**Exercise:**
Gather, from the listing beneath this task, every line holding the string "chart".
--- Given records ---
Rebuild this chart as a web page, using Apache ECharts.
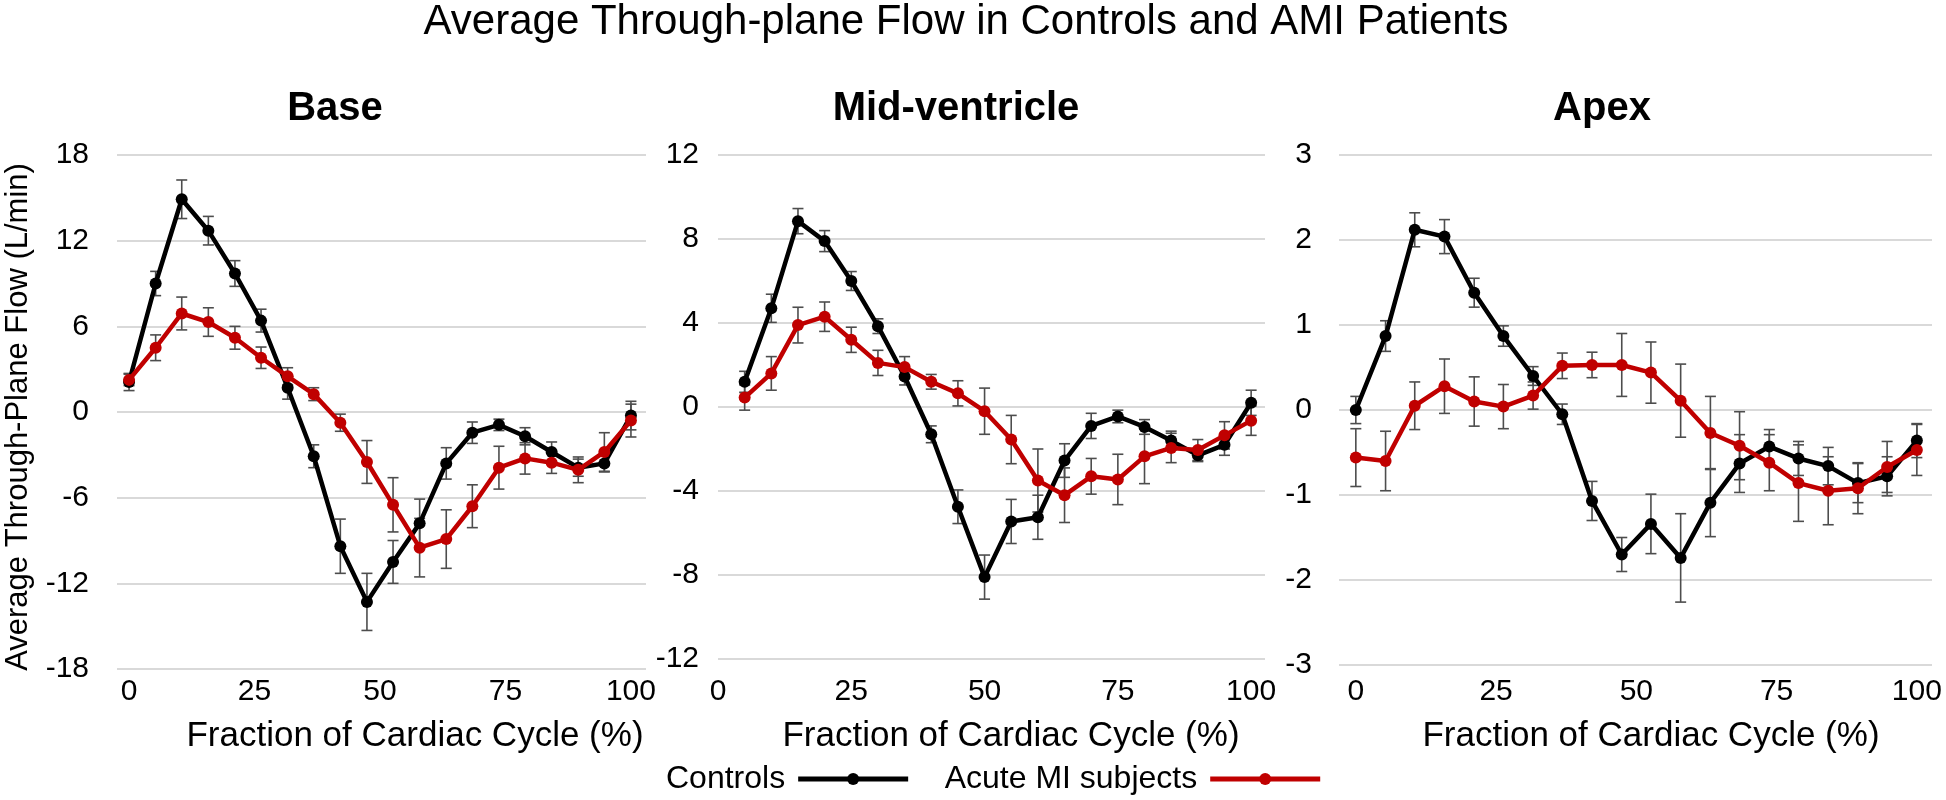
---
--- Given records ---
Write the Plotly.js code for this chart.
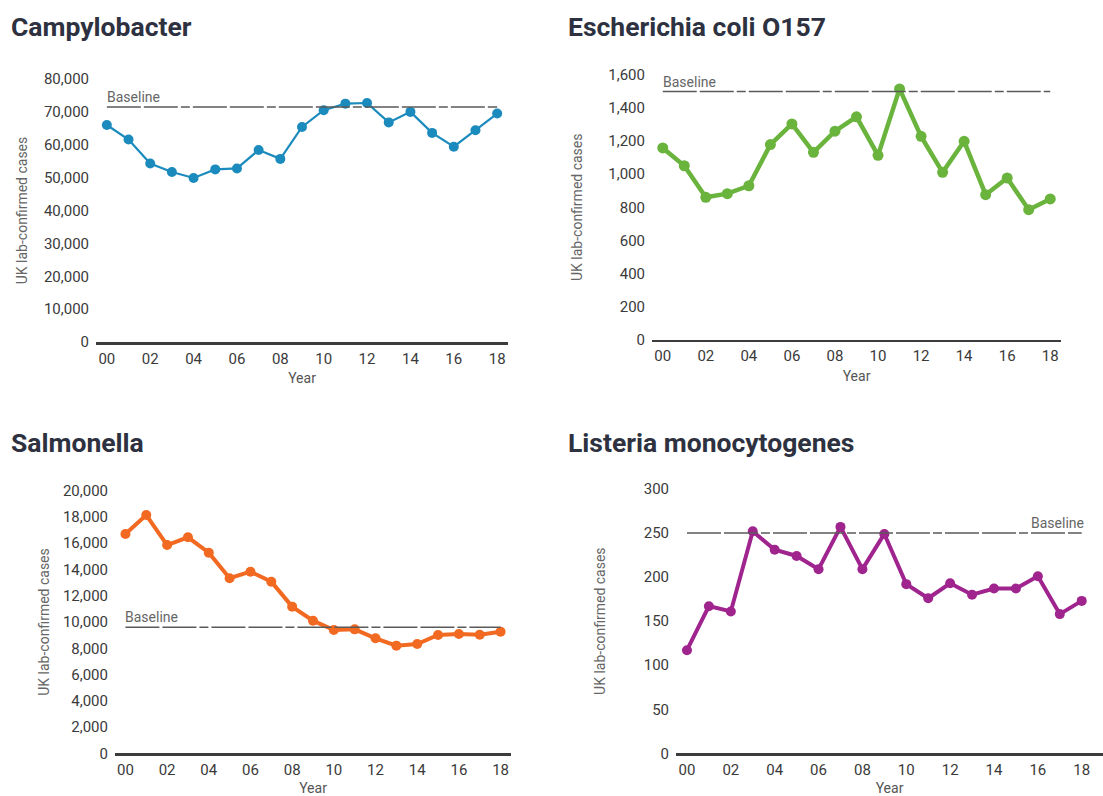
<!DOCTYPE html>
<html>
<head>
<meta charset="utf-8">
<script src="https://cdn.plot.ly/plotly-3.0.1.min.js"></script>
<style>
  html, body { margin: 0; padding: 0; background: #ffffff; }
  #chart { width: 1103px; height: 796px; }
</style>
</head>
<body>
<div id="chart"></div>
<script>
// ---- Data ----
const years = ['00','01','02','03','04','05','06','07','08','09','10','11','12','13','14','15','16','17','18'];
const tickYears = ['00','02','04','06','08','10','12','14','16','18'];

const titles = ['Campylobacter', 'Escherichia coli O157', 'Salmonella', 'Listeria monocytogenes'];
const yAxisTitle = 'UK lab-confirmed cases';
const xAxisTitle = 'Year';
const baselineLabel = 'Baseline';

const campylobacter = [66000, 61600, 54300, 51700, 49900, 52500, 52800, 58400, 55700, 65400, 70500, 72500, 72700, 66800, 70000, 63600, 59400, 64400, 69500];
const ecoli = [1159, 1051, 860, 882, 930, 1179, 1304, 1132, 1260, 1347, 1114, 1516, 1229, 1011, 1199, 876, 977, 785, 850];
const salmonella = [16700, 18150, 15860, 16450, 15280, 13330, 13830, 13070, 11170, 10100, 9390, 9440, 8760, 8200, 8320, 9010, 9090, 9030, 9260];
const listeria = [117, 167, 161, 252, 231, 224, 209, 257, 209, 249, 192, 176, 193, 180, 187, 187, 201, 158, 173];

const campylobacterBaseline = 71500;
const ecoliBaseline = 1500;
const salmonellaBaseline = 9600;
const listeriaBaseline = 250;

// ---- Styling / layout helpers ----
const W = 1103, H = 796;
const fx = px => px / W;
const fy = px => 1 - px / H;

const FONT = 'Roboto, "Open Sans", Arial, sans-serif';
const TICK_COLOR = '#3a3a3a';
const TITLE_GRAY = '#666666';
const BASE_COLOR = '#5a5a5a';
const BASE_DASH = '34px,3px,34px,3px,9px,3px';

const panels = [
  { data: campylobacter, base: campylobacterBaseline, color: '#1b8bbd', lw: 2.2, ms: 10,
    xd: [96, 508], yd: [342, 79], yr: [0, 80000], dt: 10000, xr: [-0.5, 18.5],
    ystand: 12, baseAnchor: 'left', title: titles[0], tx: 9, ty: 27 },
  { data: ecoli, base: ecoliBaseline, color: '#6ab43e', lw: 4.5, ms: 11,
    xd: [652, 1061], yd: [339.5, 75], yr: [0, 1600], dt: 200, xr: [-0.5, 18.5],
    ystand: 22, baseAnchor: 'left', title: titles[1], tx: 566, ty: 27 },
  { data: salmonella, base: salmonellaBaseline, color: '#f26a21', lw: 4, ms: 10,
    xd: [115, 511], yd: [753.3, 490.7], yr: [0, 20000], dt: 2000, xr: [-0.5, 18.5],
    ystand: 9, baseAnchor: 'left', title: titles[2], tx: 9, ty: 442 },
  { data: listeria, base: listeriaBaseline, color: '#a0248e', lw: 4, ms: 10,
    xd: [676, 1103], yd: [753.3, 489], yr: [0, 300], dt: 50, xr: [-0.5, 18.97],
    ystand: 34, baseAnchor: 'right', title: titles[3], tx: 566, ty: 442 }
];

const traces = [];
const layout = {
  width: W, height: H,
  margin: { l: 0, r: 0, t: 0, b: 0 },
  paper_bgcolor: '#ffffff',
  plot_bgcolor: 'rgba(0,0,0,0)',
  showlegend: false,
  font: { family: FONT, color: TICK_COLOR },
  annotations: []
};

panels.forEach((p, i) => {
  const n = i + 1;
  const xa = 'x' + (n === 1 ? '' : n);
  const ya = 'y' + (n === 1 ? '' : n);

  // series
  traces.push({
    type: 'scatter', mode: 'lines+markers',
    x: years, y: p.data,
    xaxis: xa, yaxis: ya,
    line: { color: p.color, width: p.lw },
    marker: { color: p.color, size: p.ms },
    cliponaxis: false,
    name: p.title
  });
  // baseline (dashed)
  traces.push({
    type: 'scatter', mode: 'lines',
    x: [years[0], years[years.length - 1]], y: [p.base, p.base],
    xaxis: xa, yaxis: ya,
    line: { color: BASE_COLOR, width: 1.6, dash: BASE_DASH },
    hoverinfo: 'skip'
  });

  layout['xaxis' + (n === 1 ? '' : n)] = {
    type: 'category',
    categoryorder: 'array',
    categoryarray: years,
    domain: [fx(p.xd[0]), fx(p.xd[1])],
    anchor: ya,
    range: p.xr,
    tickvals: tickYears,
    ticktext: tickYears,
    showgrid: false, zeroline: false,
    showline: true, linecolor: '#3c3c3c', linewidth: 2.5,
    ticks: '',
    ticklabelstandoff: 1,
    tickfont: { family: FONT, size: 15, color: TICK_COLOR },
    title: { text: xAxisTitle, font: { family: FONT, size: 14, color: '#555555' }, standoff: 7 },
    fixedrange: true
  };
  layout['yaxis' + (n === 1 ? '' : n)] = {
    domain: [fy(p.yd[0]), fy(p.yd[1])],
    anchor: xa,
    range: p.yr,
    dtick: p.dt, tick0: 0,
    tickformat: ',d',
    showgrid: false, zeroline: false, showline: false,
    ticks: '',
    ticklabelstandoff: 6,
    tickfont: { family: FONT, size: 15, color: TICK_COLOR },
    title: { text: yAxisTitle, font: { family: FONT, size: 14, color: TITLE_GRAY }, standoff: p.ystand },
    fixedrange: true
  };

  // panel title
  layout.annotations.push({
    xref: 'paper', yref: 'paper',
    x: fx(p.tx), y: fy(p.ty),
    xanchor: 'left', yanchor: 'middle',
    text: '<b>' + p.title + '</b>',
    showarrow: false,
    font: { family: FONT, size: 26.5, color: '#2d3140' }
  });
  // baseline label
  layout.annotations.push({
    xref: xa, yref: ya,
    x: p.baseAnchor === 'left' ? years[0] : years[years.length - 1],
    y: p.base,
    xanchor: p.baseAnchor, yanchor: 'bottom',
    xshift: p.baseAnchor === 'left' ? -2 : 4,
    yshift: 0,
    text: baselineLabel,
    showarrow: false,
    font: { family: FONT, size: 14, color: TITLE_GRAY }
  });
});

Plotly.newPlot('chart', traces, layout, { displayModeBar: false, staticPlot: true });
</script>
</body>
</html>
---
**The response:**
Rebuild this chart as a web page, using Apache ECharts.
Write the Plotly.js code for this chart.
  #chart { width: 1103px; height: 796px; }
<div id="chart"></div>
Plotly.newPlot('chart', traces, layout, { displayModeBar: false, staticPlot: true });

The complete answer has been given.